— Start Records provided —

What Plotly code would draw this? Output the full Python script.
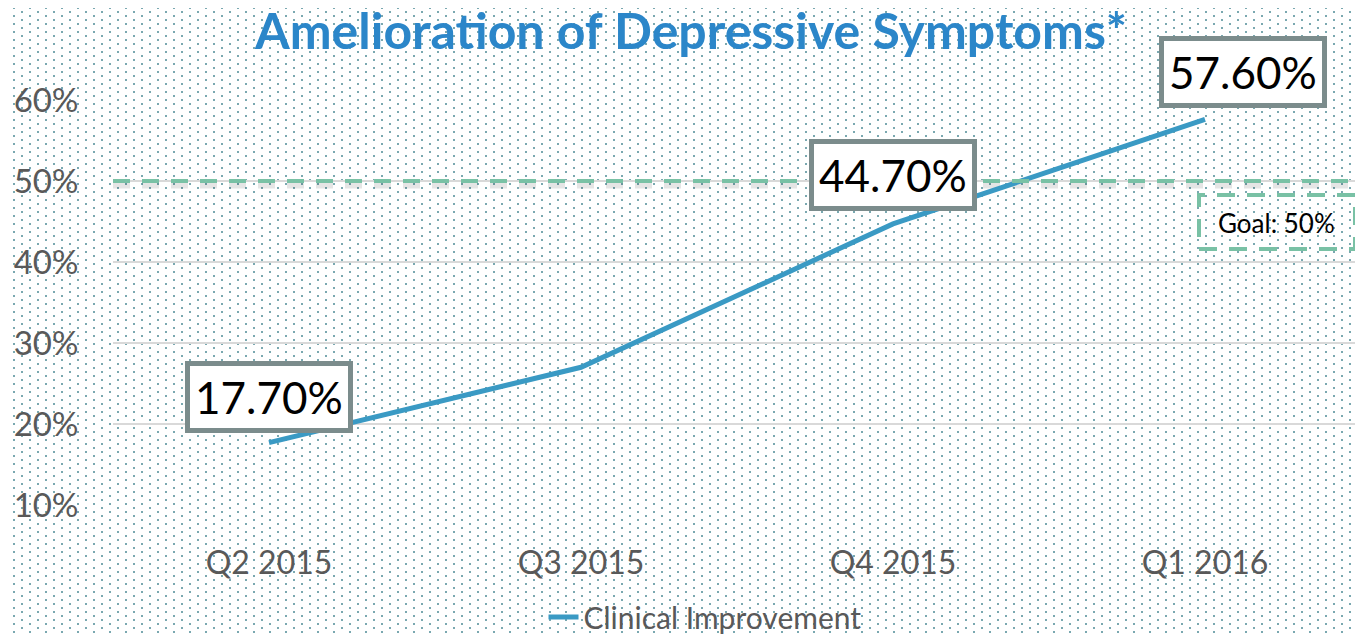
import base64
import plotly.graph_objects as go

# ---- data ----
categories = ["Q2 2015", "Q3 2015", "Q4 2015", "Q1 2016"]
improvement = [0.177, 0.270, 0.447, 0.576]
point_labels = ["17.70%", None, "44.70%", "57.60%"]
goal_value = 0.50
goal_label = "Goal: 50%"
y_ticks = [0.1, 0.2, 0.3, 0.4, 0.5, 0.6]
series_name = "Clinical Improvement"
title_text = "Amelioration of Depressive Symptoms*"

# page has an 8px body margin, so the figure is offset by (8, 8)
OFF = 8
W, H = 1355, 626
ML, MR, MT, MB = 105, 2, 92, 129
PW, PH = W - ML - MR, H - MT - MB

FONT = "Lato"
LINE_COLOR = "#3A9AC4"
GOAL_COLOR = "#79C1A5"
BOX_BORDER = "#7B8C8C"
DOT = "#7AA8B0"


def px_x(page_x):
    return (page_x - OFF - ML) / PW


def px_y(page_y):
    return (H - MB - (page_y - OFF)) / PH


# dotted background pattern (16x8 tile, staggered)
svg = (
    f'<svg xmlns="http://www.w3.org/2000/svg" width="{W}" height="{H}">'
    '<defs><pattern id="p" x="5" y="3" width="16" height="8" patternUnits="userSpaceOnUse">'
    f'<rect x="8" y="0" width="2" height="2" fill="{DOT}"/>'
    f'<rect x="0" y="4" width="2" height="2" fill="{DOT}"/>'
    '</pattern></defs>'
    f'<rect width="{W}" height="{H}" fill="white"/>'
    f'<rect width="{W}" height="{H}" fill="url(#p)"/></svg>'
)
svg_uri = "data:image/svg+xml;base64," + base64.b64encode(svg.encode()).decode()

fig = go.Figure()
fig.add_trace(go.Scatter(
    x=categories, y=improvement, mode="lines", name=series_name,
    line=dict(color=LINE_COLOR, width=5),
    hoverinfo="skip",
))

# goal line shadow + dashed line
fig.add_shape(type="line", xref="paper", x0=0, x1=1, yref="y",
              ysizemode="pixel", yanchor=goal_value, y0=-4, y1=-4,
              line=dict(color="rgba(0,0,0,0.10)", width=7, dash="17px,12px"),
              layer="below")
fig.add_shape(type="line", xref="paper", x0=0, x1=1, yref="y",
              y0=goal_value, y1=goal_value,
              line=dict(color=GOAL_COLOR, width=4, dash="17px,12px"))

# goal box
fig.add_shape(type="rect", xref="paper", yref="paper",
              x0=px_x(1199), x1=px_x(1355),
              y0=px_y(249), y1=px_y(195),
              line=dict(color=GOAL_COLOR, width=4, dash="18px,12px"))
fig.add_annotation(xref="paper", yref="paper",
                   x=px_x(1276), y=px_y(223), xanchor="center", yanchor="middle",
                   text=goal_label, showarrow=False,
                   font=dict(family=FONT, size=26, color="#000000"))

# data labels
shifts = [(0, 46), (0, 0), (0, 49), (38, 47)]
for cat, val, lab, (dx, dy) in zip(categories, improvement, point_labels, shifts):
    if lab is None:
        continue
    fig.add_annotation(x=cat, y=val, text=lab, showarrow=False,
                       xanchor="center", yanchor="middle",
                       xshift=dx, yshift=dy,
                       font=dict(family=FONT, size=44, color="#000000"),
                       bgcolor="white", bordercolor=BOX_BORDER, borderwidth=5,
                       borderpad=5)

fig.add_layout_image(dict(
    source=svg_uri, xref="paper", yref="paper",
    x=-ML / PW, y=1 + MT / PH, sizex=W / PW, sizey=H / PH,
    xanchor="left", yanchor="top", sizing="stretch", layer="below",
))

fig.update_layout(
    width=W, height=H,
    margin=dict(l=ML, r=MR, t=MT, b=MB, autoexpand=False),
    paper_bgcolor="white",
    plot_bgcolor="rgba(0,0,0,0)",
    title=dict(text=title_text, x=(691 - OFF) / W, xanchor="center",
               y=1 - (31 - OFF) / H, yanchor="middle",
               font=dict(family=FONT, size=50, color="#2B86C9", weight="bold")),
    xaxis=dict(type="category", range=[-0.5, 3.5], showgrid=False,
               showline=False, zeroline=False,
               ticks="outside", ticklen=30, tickcolor="rgba(0,0,0,0)",
               tickfont=dict(family=FONT, size=32, color="#595959")),
    yaxis=dict(range=[0.1, 0.6], tickvals=y_ticks, tickformat=".0%",
               showgrid=True, gridcolor="#D9D9D9", gridwidth=2,
               zeroline=False, showline=False,
               ticks="outside", ticklen=27, tickcolor="rgba(0,0,0,0)",
               tickfont=dict(family=FONT, size=33, color="#595959")),
    showlegend=True,
    legend=dict(orientation="h", x=px_x(705), xanchor="center",
                y=px_y(617), yanchor="middle",
                bgcolor="rgba(0,0,0,0)",
                font=dict(family=FONT, size=30, color="#595959")),
)

fig.write_html("out.html")
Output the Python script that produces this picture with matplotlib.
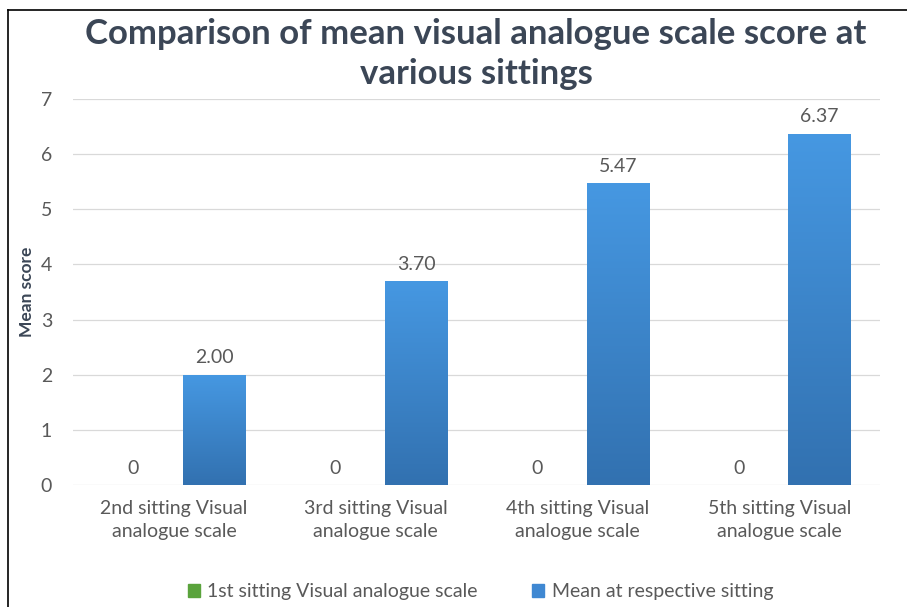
import numpy as np
import matplotlib
matplotlib.use("Agg")
import matplotlib.pyplot as plt
from matplotlib.lines import Line2D
from matplotlib.patches import Patch

plt.rcParams['font.family'] = ['Lato', 'DejaVu Sans']

categories = ["2nd sitting Visual\nanalogue scale", "3rd sitting Visual\nanalogue scale",
              "4th sitting Visual\nanalogue scale", "5th sitting Visual\nanalogue scale"]
first_sitting = [0, 0, 0, 0]
mean_sitting = [2.00, 3.70, 5.47, 6.37]
first_labels = ["0", "0", "0", "0"]
mean_labels = ["2.00", "3.70", "5.47", "6.37"]

fig = plt.figure(figsize=(9.07, 6.07), dpi=100)
ax = fig.add_axes([0.0805, 0.201, 0.890, 0.636])

x = np.arange(len(categories))
w = 0.31
off = 0.2
green_bars = ax.bar(x - off, first_sitting, w, color="#5aa33c", zorder=3)
blue_bars = ax.bar(x + off, mean_sitting, w, color="#3f88d2", zorder=3)

# vertical gradient on the blue bars
grad = np.linspace(0, 1, 256).reshape(-1, 1)
cmap = matplotlib.colors.LinearSegmentedColormap.from_list("g", ["#3271b0", "#4698e2"])
for b in blue_bars:
    bx, by = b.get_x(), b.get_y()
    bw, bh = b.get_width(), b.get_height()
    im = ax.imshow(grad, cmap=cmap, origin="lower", aspect="auto",
                   extent=[bx, bx + bw, by, by + bh], zorder=4)
    im.set_clip_path(b)

txt = "#595959"
for i in range(len(categories)):
    ax.text(x[i] - off, first_sitting[i] + 0.15, first_labels[i], ha="center", va="bottom",
            fontsize=14, color=txt, zorder=5)
    ax.text(x[i] + off, mean_sitting[i] + 0.15, mean_labels[i], ha="center", va="bottom",
            fontsize=14, color=txt, zorder=5)

ax.set_xlim(-0.5, len(categories) - 0.5)
ax.set_ylim(0, 7)
ax.set_yticks(range(0, 8))
ax.set_xticks(x)
ax.set_xticklabels(categories, fontsize=14, color=txt, linespacing=1.4)
ax.tick_params(axis="y", labelsize=14, labelcolor=txt, length=0, pad=15)
ax.tick_params(axis="x", length=0, pad=11)
ax.grid(axis="y", color="#d9d9d9", linewidth=0.9, zorder=0)
for s in ax.spines.values():
    s.set_visible(False)
ax.set_ylabel("Mean score", fontsize=12.5, fontweight="bold", color="#3b4656", labelpad=4)

fig.text(0.525, 0.911, "Comparison of mean visual analogue scale score at\nvarious sittings",
         ha="center", va="center", fontsize=25, fontweight="bold", color="#3b4656",
         linespacing=1.3)

handles = [Patch(color="#5aa33c"), Patch(color="#3f88d2")]
fig.legend(handles, ["1st sitting Visual analogue scale", "Mean at respective sitting"],
           loc="center", bbox_to_anchor=(0.53, 0.025), ncol=2, frameon=False,
           fontsize=14, labelcolor=txt, handlelength=0.6, handleheight=0.6,
           handletextpad=0.4, columnspacing=2.8)

# partial frame: top and left edges
fig.add_artist(Line2D([0.0088, 1.0], [0.9835, 0.9835], color="black", linewidth=1.2,
                      transform=fig.transFigure))
fig.add_artist(Line2D([0.0088, 0.0088], [0.0, 0.9835], color="black", linewidth=1.2,
                      transform=fig.transFigure))

fig.savefig("out.png", dpi=100, facecolor="white")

— End Records provided —

__Written instruction__
Take the stretch from the line containing "Output the Python" through the line containing "plt.rcParams['font.family'] = ['Lato', 'DejaVu" and reproduce it exactly, both ends included. Omit the pictures.

__Solved problem__
Output the Python script that produces this picture with matplotlib.
import numpy as np
import matplotlib
matplotlib.use("Agg")
import matplotlib.pyplot as plt
from matplotlib.lines import Line2D
from matplotlib.patches import Patch

plt.rcParams['font.family'] = ['Lato', 'DejaVu Sans']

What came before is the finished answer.